9.24.2008

your love was such a heavy, heavy blow

Last night, for my calm homework, I had to write a one page autobigoraphy about myself. And it turned itself into a three page ordeal, even when I changed the font size to 10. I really couldn't help it. For once I really wanted to write. It was as if I was finally admitting everything about myself; all of my flaws and mistakes, the things that make me happy, the people I love the most. I have been listening to a lot of The Dodos lately.
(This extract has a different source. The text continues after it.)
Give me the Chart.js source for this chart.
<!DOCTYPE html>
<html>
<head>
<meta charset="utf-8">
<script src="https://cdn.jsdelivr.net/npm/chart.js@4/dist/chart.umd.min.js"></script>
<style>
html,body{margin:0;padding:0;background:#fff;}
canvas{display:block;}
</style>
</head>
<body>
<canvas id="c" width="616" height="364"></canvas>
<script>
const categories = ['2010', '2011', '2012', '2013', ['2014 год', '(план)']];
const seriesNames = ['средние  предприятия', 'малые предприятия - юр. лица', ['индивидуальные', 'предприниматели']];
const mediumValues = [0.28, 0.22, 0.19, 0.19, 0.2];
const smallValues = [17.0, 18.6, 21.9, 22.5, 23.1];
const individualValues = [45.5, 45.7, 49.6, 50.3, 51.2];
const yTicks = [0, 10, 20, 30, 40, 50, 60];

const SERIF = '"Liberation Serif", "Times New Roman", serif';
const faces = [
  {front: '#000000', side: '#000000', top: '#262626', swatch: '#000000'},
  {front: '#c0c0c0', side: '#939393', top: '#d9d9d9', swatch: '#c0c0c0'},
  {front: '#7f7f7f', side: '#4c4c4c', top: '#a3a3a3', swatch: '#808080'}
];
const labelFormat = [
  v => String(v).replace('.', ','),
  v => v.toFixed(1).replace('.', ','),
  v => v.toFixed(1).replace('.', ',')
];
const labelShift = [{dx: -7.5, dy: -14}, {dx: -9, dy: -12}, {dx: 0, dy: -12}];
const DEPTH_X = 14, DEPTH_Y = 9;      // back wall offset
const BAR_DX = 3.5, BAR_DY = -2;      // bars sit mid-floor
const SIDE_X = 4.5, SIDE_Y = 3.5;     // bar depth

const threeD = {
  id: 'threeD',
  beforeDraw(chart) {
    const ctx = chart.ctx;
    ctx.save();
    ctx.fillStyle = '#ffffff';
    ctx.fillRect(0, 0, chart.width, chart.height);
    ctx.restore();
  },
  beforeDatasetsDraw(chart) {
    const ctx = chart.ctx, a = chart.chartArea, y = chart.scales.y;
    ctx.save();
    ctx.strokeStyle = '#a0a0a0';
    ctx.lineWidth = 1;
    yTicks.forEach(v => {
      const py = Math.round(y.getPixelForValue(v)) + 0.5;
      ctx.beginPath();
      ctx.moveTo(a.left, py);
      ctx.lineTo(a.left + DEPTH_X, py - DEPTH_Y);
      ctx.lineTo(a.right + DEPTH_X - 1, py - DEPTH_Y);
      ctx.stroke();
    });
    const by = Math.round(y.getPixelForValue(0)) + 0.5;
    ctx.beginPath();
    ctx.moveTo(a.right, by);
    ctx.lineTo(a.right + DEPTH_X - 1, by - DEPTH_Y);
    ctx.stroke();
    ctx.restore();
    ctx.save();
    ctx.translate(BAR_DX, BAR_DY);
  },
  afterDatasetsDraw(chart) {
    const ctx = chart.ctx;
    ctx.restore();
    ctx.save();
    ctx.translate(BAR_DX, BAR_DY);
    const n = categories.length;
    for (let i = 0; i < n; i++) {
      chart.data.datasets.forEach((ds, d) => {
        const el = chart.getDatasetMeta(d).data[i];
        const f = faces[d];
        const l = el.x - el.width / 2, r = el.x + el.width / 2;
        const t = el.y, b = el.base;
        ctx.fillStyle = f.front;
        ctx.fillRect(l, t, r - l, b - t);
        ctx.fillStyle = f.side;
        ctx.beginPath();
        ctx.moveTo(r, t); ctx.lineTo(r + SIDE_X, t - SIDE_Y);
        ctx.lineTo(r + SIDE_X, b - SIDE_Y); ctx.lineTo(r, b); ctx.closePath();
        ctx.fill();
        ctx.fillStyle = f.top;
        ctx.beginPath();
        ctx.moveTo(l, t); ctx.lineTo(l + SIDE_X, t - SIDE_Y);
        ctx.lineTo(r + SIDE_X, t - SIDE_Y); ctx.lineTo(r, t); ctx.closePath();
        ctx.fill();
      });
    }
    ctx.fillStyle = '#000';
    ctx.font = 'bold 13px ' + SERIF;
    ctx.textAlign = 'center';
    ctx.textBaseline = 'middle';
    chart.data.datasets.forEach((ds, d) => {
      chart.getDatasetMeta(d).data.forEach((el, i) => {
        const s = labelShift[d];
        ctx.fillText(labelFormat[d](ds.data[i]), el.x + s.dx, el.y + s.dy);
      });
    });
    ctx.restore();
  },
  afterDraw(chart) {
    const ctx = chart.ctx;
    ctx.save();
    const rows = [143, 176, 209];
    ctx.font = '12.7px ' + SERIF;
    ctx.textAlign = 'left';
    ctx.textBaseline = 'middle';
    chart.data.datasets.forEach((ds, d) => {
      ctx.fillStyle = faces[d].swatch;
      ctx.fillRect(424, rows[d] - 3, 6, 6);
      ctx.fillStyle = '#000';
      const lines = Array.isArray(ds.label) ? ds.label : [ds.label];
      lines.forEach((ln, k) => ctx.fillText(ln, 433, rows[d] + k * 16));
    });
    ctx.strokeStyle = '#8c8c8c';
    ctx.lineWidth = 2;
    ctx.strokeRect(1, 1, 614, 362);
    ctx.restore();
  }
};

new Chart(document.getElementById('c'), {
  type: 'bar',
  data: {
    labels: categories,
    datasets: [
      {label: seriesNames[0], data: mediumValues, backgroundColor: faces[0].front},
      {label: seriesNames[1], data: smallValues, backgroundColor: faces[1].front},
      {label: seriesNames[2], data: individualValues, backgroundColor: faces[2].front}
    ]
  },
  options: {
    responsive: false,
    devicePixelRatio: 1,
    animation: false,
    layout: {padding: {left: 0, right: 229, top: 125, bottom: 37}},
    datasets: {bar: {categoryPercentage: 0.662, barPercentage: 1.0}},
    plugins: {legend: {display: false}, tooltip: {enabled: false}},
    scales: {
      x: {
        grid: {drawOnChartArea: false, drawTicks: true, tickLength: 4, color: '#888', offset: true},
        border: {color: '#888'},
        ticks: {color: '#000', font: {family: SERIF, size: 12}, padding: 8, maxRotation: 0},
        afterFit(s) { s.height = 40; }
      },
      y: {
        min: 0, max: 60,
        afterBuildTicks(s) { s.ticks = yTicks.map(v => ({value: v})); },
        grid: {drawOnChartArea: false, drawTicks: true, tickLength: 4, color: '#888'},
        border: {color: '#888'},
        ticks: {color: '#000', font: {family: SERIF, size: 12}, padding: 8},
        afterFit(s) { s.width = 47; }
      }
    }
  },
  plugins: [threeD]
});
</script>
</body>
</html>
Winter is a song that just relates to me so well.

"
Don't know if I'll make it through this winter without you by my side
I waited for you so long while I traveled far and wide
Convinced myself there's no one better, so how can I deny
Your love, it's like a thorn into my side."

I'm going to be brutally honest with myself right now, because hopefully it'll be the way to get all of these thoughts out of my mind. I don't care who is sick of me talking about all of this. This is my blog. I really don't care who reads this.

No matter how hard I try right now, my mind always seems to be on you. I really did love you, and now I'm so scared that I'll never feel this way about anyone else. Or that no one will feel this way about me. I see so many things that remind me of you, regardless of what it is. The bus ride past Nose Hill reminds me of when we went for a walk, and you piggybacked me through the grass so I wouldn't get tired. Watching The Simpsons in social studies brings me back to every single day we spent in your basement watching it, while I lay on your chest. And then no matter what, I seem to always remember every hug and every kiss we had. It drives me crazy; it is hurting me so much, but I don't ever want to forget any of it. I just wish that it didn't have to end.

Is it a bad thing that just seeing you still brightens up my day? Well it was like that until today, when it seemed like you ignored me. You still are a huge factor to my emotions, even though I don't want you to be. I am perfectly fine, until I am allowed to think and everything rushes back, like if it's destroyed the dam holding me together. I'm happy right now, but I still wish I was happy because I had you. I absolutely hate the fact that I lost you. I was not good enough for you. I knew that from the start, and yet I still thought maybe we could last for a while. You convinced me that we would last. I was hoping that we'd at least make it through the school year, because that's the way it felt like it was going to be. It felt like nothing was wrong, and that we fit together perfectly. Then you changed everything, and you broke a part of me so we're not the right shapes anymore. It's not fair. All of this pain you caused me is not fair, and yet I still just want you to be happy. Fuck me.